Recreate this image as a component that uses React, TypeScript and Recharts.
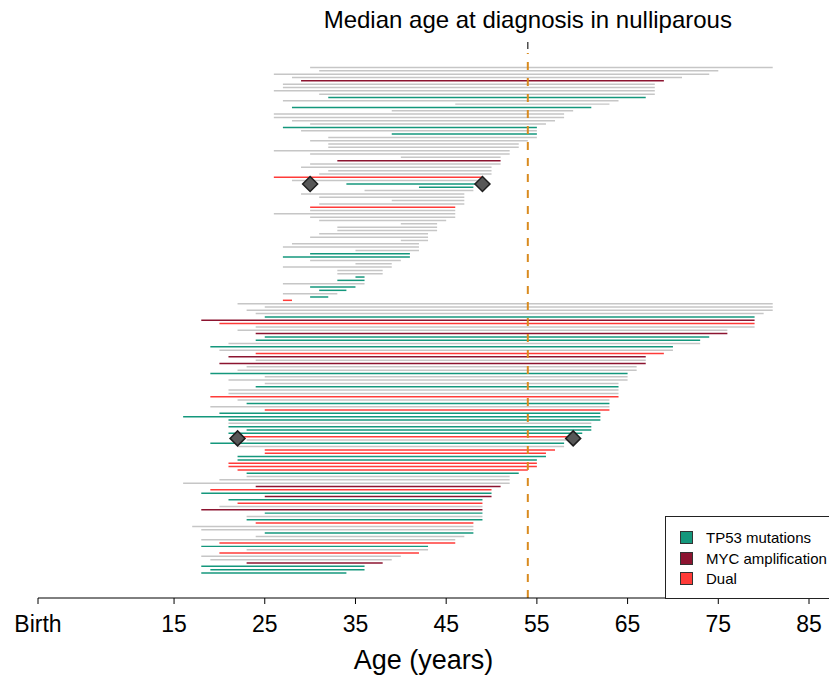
import {
  ComposedChart, Bar, Scatter, XAxis, YAxis, ReferenceLine, Legend, Cell,
} from 'recharts'

// g = no alteration, t = TP53 mutation, m = MYC amplification, d = dual
// Each group is ordered by the age at the end of the segment.
const nulliStart = [
  30, 31, 26, 28, 29, 27, 27, 26, 31, 32, 27, 46, 28, 39, 26, 26, 28, 30,
  27, 29, 39, 32, 30, 32, 32, 26, 30, 40, 33, 30, 29, 32, 31, 26, 28, 34,
  42, 36, 29, 31, 39, 31, 30, 30, 26, 30, 31, 40, 33, 33, 31, 30, 40, 28,
  27, 35, 30, 27, 30, 35, 27, 33, 33, 35, 33, 27, 30, 31, 27, 30, 27,
]
const nulliEnd = [
  81, 75, 74, 71, 69, 68, 68, 68, 68, 67, 64, 63, 61, 59, 58, 58, 57, 56,
  55, 55, 55, 55, 54, 53, 53, 52, 52, 51, 51, 51, 50, 50, 50, 49, 49, 49,
  48, 48, 47, 47, 47, 47, 46, 46, 46, 46, 45, 44, 44, 44, 43, 43, 43, 42,
  42, 42, 41, 41, 40, 39, 39, 38, 38, 36, 36, 36, 35, 34, 33, 32, 28,
]
const nulliType = [
  'g', 'g', 'g', 'g', 'm', 'g', 'g', 'g', 'g', 't', 'g', 'g', 't', 'g', 'g', 'g', 'g', 'g',
  't', 'g', 't', 'g', 'g', 'g', 'g', 'g', 'g', 'g', 'm', 'g', 'g', 'g', 'g', 'd', 'g', 't',
  't', 'g', 'g', 'g', 'g', 'g', 'd', 'g', 'g', 'g', 'g', 'g', 'g', 'g', 'g', 'g', 'g', 'g',
  'g', 'g', 't', 't', 'g', 'g', 'g', 'g', 'g', 't', 't', 'g', 't', 't', 'g', 't', 'd',
]

const parousStart = [
  22, 25, 23, 24, 25, 18, 20, 24, 22, 24, 25, 24, 21, 19, 20, 24, 21, 24, 20, 23,
  22, 19, 25, 21, 25, 24, 21, 21, 19, 22, 23, 19, 25, 20, 16, 21, 21, 21, 23, 21,
  22, 23, 19, 22, 25, 25, 22, 22, 21, 21, 22, 23, 23, 20, 16, 24, 19, 18, 25, 21,
  22, 20, 18, 25, 23, 23, 24, 17, 18, 25, 24, 18, 20, 18, 23, 20, 18, 19, 23, 18,
  19, 18,
]
const parousEnd = [
  81, 81, 81, 80, 79, 79, 79, 79, 76, 76, 74, 73, 73, 70, 70, 69, 67, 67, 67, 66,
  66, 65, 65, 65, 64, 64, 64, 64, 64, 63, 63, 63, 63, 62, 62, 62, 61, 61, 61, 60,
  59, 59, 58, 58, 57, 56, 56, 55, 55, 55, 54, 53, 52, 52, 52, 51, 50, 50, 50, 49,
  49, 49, 49, 49, 49, 49, 48, 48, 48, 48, 47, 46, 46, 43, 43, 42, 40, 39, 38, 36,
  36, 34,
]
const parousType = [
  'g', 'g', 'g', 'g', 't', 'm', 'd', 'g', 'g', 'm', 't', 't', 'g', 't', 'g', 'd', 'm', 'g', 'm', 'g',
  'g', 't', 'g', 'g', 'g', 't', 'g', 'g', 'd', 'g', 't', 'g', 'd', 't', 't', 't', 'g', 't', 't', 't',
  'd', 'g', 't', 'g', 'd', 'd', 't', 't', 'd', 'd', 'd', 't', 'g', 'g', 'g', 'm', 'd', 't', 'm', 't',
  'd', 'g', 'm', 't', 'g', 't', 'd', 'g', 'g', 't', 'g', 'g', 'd', 't', 'g', 'd', 'g', 'g', 'm', 't',
  't', 't',
]

// group medians (start, end), drawn as diamonds on the middle row of each group
const nulliMedian = [30, 49]
const parousMedian = [22, 59]
const medianDiagnosisAge = 54

const xTicks = [0, 15, 25, 35, 45, 55, 65, 75, 85]

const COLORS: Record<string, string> = {
  g: '#c6c6c6',
  t: '#14977c',
  m: '#8c1430',
  d: '#ff3b38',
}

const legendItems = [
  { label: 'TP53 mutations', color: COLORS.t },
  { label: 'MYC amplification', color: COLORS.m },
  { label: 'Dual', color: COLORS.d },
]

const rows = [
  ...nulliStart.map((s, i) => ({ span: [s, nulliEnd[i]], type: nulliType[i] })),
  ...parousStart.map((s, i) => ({ span: [s, parousEnd[i]], type: parousType[i] })),
].map((r, i) => ({ ...r, row: i }))

const nulliMid = (nulliStart.length - 1) / 2
const parousMid = nulliStart.length + (parousStart.length - 1) / 2
const medians = [
  ...nulliMedian.map(age => ({ row: nulliMid, age })),
  ...parousMedian.map(age => ({ row: parousMid, age })),
]

function Diamond(props: any) {
  const { cx, cy } = props
  const r = 7.5
  return (
    <path
      d={`M${cx},${cy - r}L${cx + r},${cy}L${cx},${cy + r}L${cx - r},${cy}Z`}
      fill="#575757"
      stroke="#1e1e1e"
      strokeWidth={1.5}
    />
  )
}

function MedianLabel(props: any) {
  const { x, y } = props.viewBox
  return (
    <g>
      <line x1={x} y1={y - 11} x2={x} y2={y - 4} stroke="#222" strokeWidth={1.2} />
      <text x={x} y={y - 25} textAnchor="middle" fontSize={24} fill="#000">
        Median age at diagnosis in nulliparous
      </text>
    </g>
  )
}

function LegendBox() {
  return (
    <div
      style={{
        boxSizing: 'border-box',
        width: 172,
        height: 83,
        borderLeft: '1px solid #222',
        borderTop: '1px solid #222',
        borderBottom: '1px solid #222',
        background: '#fff',
        paddingTop: 10,
        paddingLeft: 14,
      }}
    >
      {legendItems.map(item => (
        <div key={item.label} style={{ display: 'flex', alignItems: 'center', height: 20.8 }}>
          <span
            style={{
              display: 'inline-block',
              width: 11,
              height: 11,
              background: item.color,
              border: '1px solid #333',
              marginRight: 13,
            }}
          />
          <span style={{ fontSize: 15, color: '#000', whiteSpace: 'nowrap' }}>{item.label}</span>
        </div>
      ))}
    </div>
  )
}

export default function App() {
  // pull the chart into the body's top/left margin so it spans the whole page
  return (
    <div style={{ margin: '-8px 0 0 -8px', fontFamily: '"Liberation Sans", Arial, sans-serif' }}>
      <ComposedChart
        width={837}
        height={677}
        data={rows}
        layout="vertical"
        margin={{ top: 53, right: 28, bottom: 0, left: 38 }}
      >
        <XAxis
          type="number"
          domain={[0, 85]}
          ticks={xTicks}
          interval={0}
          tickFormatter={v => (v === 0 ? 'Birth' : String(v))}
          tick={{ fontSize: 23, fill: '#000' }}
          tickSize={6}
          tickMargin={12}
          stroke="#000"
          height={79}
          label={{ value: 'Age (years)', position: 'insideBottom', offset: 8, fontSize: 27, fill: '#000' }}
        />
        <YAxis type="number" dataKey="row" domain={[-4.4, 159.5]} hide />
        <Bar dataKey="span" barSize={2} isAnimationActive={false}>
          {rows.map(r => (
            <Cell key={r.row} fill={COLORS[r.type]} />
          ))}
        </Bar>
        <ReferenceLine
          x={medianDiagnosisAge}
          stroke="#d98b1f"
          strokeWidth={2}
          strokeDasharray="8 8"
          label={<MedianLabel />}
        />
        <Scatter data={medians} dataKey="age" shape={<Diamond />} isAnimationActive={false} />
        <Legend
          layout="vertical"
          align="center"
          verticalAlign="middle"
          wrapperStyle={{ left: 665, top: 516, width: 172, height: 83 }}
          content={() => <LegendBox />}
        />
      </ComposedChart>
    </div>
  )
}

Requirement:
Reproduce every line of the material precisely, omitting its pictures.

Solved exercise:
Recreate this image as a component that uses React, TypeScript and Recharts.
import {
  ComposedChart, Bar, Scatter, XAxis, YAxis, ReferenceLine, Legend, Cell,
} from 'recharts'

// g = no alteration, t = TP53 mutation, m = MYC amplification, d = dual
// Each group is ordered by the age at the end of the segment.
const nulliStart = [
  30, 31, 26, 28, 29, 27, 27, 26, 31, 32, 27, 46, 28, 39, 26, 26, 28, 30,
  27, 29, 39, 32, 30, 32, 32, 26, 30, 40, 33, 30, 29, 32, 31, 26, 28, 34,
  42, 36, 29, 31, 39, 31, 30, 30, 26, 30, 31, 40, 33, 33, 31, 30, 40, 28,
  27, 35, 30, 27, 30, 35, 27, 33, 33, 35, 33, 27, 30, 31, 27, 30, 27,
]
const nulliEnd = [
  81, 75, 74, 71, 69, 68, 68, 68, 68, 67, 64, 63, 61, 59, 58, 58, 57, 56,
  55, 55, 55, 55, 54, 53, 53, 52, 52, 51, 51, 51, 50, 50, 50, 49, 49, 49,
  48, 48, 47, 47, 47, 47, 46, 46, 46, 46, 45, 44, 44, 44, 43, 43, 43, 42,
  42, 42, 41, 41, 40, 39, 39, 38, 38, 36, 36, 36, 35, 34, 33, 32, 28,
]
const nulliType = [
  'g', 'g', 'g', 'g', 'm', 'g', 'g', 'g', 'g', 't', 'g', 'g', 't', 'g', 'g', 'g', 'g', 'g',
  't', 'g', 't', 'g', 'g', 'g', 'g', 'g', 'g', 'g', 'm', 'g', 'g', 'g', 'g', 'd', 'g', 't',
  't', 'g', 'g', 'g', 'g', 'g', 'd', 'g', 'g', 'g', 'g', 'g', 'g', 'g', 'g', 'g', 'g', 'g',
  'g', 'g', 't', 't', 'g', 'g', 'g', 'g', 'g', 't', 't', 'g', 't', 't', 'g', 't', 'd',
]

const parousStart = [
  22, 25, 23, 24, 25, 18, 20, 24, 22, 24, 25, 24, 21, 19, 20, 24, 21, 24, 20, 23,
  22, 19, 25, 21, 25, 24, 21, 21, 19, 22, 23, 19, 25, 20, 16, 21, 21, 21, 23, 21,
  22, 23, 19, 22, 25, 25, 22, 22, 21, 21, 22, 23, 23, 20, 16, 24, 19, 18, 25, 21,
  22, 20, 18, 25, 23, 23, 24, 17, 18, 25, 24, 18, 20, 18, 23, 20, 18, 19, 23, 18,
  19, 18,
]
const parousEnd = [
  81, 81, 81, 80, 79, 79, 79, 79, 76, 76, 74, 73, 73, 70, 70, 69, 67, 67, 67, 66,
  66, 65, 65, 65, 64, 64, 64, 64, 64, 63, 63, 63, 63, 62, 62, 62, 61, 61, 61, 60,
  59, 59, 58, 58, 57, 56, 56, 55, 55, 55, 54, 53, 52, 52, 52, 51, 50, 50, 50, 49,
  49, 49, 49, 49, 49, 49, 48, 48, 48, 48, 47, 46, 46, 43, 43, 42, 40, 39, 38, 36,
  36, 34,
]
const parousType = [
  'g', 'g', 'g', 'g', 't', 'm', 'd', 'g', 'g', 'm', 't', 't', 'g', 't', 'g', 'd', 'm', 'g', 'm', 'g',
  'g', 't', 'g', 'g', 'g', 't', 'g', 'g', 'd', 'g', 't', 'g', 'd', 't', 't', 't', 'g', 't', 't', 't',
  'd', 'g', 't', 'g', 'd', 'd', 't', 't', 'd', 'd', 'd', 't', 'g', 'g', 'g', 'm', 'd', 't', 'm', 't',
  'd', 'g', 'm', 't', 'g', 't', 'd', 'g', 'g', 't', 'g', 'g', 'd', 't', 'g', 'd', 'g', 'g', 'm', 't',
  't', 't',
]

// group medians (start, end), drawn as diamonds on the middle row of each group
const nulliMedian = [30, 49]
const parousMedian = [22, 59]
const medianDiagnosisAge = 54

const xTicks = [0, 15, 25, 35, 45, 55, 65, 75, 85]

const COLORS: Record<string, string> = {
  g: '#c6c6c6',
  t: '#14977c',
  m: '#8c1430',
  d: '#ff3b38',
}

const legendItems = [
  { label: 'TP53 mutations', color: COLORS.t },
  { label: 'MYC amplification', color: COLORS.m },
  { label: 'Dual', color: COLORS.d },
]

const rows = [
  ...nulliStart.map((s, i) => ({ span: [s, nulliEnd[i]], type: nulliType[i] })),
  ...parousStart.map((s, i) => ({ span: [s, parousEnd[i]], type: parousType[i] })),
].map((r, i) => ({ ...r, row: i }))

const nulliMid = (nulliStart.length - 1) / 2
const parousMid = nulliStart.length + (parousStart.length - 1) / 2
const medians = [
  ...nulliMedian.map(age => ({ row: nulliMid, age })),
  ...parousMedian.map(age => ({ row: parousMid, age })),
]

function Diamond(props: any) {
  const { cx, cy } = props
  const r = 7.5
  return (
    <path
      d={`M${cx},${cy - r}L${cx + r},${cy}L${cx},${cy + r}L${cx - r},${cy}Z`}
      fill="#575757"
      stroke="#1e1e1e"
      strokeWidth={1.5}
    />
  )
}

function MedianLabel(props: any) {
  const { x, y } = props.viewBox
  return (
    <g>
      <line x1={x} y1={y - 11} x2={x} y2={y - 4} stroke="#222" strokeWidth={1.2} />
      <text x={x} y={y - 25} textAnchor="middle" fontSize={24} fill="#000">
        Median age at diagnosis in nulliparous
      </text>
    </g>
  )
}

function LegendBox() {
  return (
    <div
      style={{
        boxSizing: 'border-box',
        width: 172,
        height: 83,
        borderLeft: '1px solid #222',
        borderTop: '1px solid #222',
        borderBottom: '1px solid #222',
        background: '#fff',
        paddingTop: 10,
        paddingLeft: 14,
      }}
    >
      {legendItems.map(item => (
        <div key={item.label} style={{ display: 'flex', alignItems: 'center', height: 20.8 }}>
          <span
            style={{
              display: 'inline-block',
              width: 11,
              height: 11,
              background: item.color,
              border: '1px solid #333',
              marginRight: 13,
            }}
          />
          <span style={{ fontSize: 15, color: '#000', whiteSpace: 'nowrap' }}>{item.label}</span>
        </div>
      ))}
    </div>
  )
}

export default function App() {
  // pull the chart into the body's top/left margin so it spans the whole page
  return (
    <div style={{ margin: '-8px 0 0 -8px', fontFamily: '"Liberation Sans", Arial, sans-serif' }}>
      <ComposedChart
        width={837}
        height={677}
        data={rows}
        layout="vertical"
        margin={{ top: 53, right: 28, bottom: 0, left: 38 }}
      >
        <XAxis
          type="number"
          domain={[0, 85]}
          ticks={xTicks}
          interval={0}
          tickFormatter={v => (v === 0 ? 'Birth' : String(v))}
          tick={{ fontSize: 23, fill: '#000' }}
          tickSize={6}
          tickMargin={12}
          stroke="#000"
          height={79}
          label={{ value: 'Age (years)', position: 'insideBottom', offset: 8, fontSize: 27, fill: '#000' }}
        />
        <YAxis type="number" dataKey="row" domain={[-4.4, 159.5]} hide />
        <Bar dataKey="span" barSize={2} isAnimationActive={false}>
          {rows.map(r => (
            <Cell key={r.row} fill={COLORS[r.type]} />
          ))}
        </Bar>
        <ReferenceLine
          x={medianDiagnosisAge}
          stroke="#d98b1f"
          strokeWidth={2}
          strokeDasharray="8 8"
          label={<MedianLabel />}
        />
        <Scatter data={medians} dataKey="age" shape={<Diamond />} isAnimationActive={false} />
        <Legend
          layout="vertical"
          align="center"
          verticalAlign="middle"
          wrapperStyle={{ left: 665, top: 516, width: 172, height: 83 }}
          content={() => <LegendBox />}
        />
      </ComposedChart>
    </div>
  )
}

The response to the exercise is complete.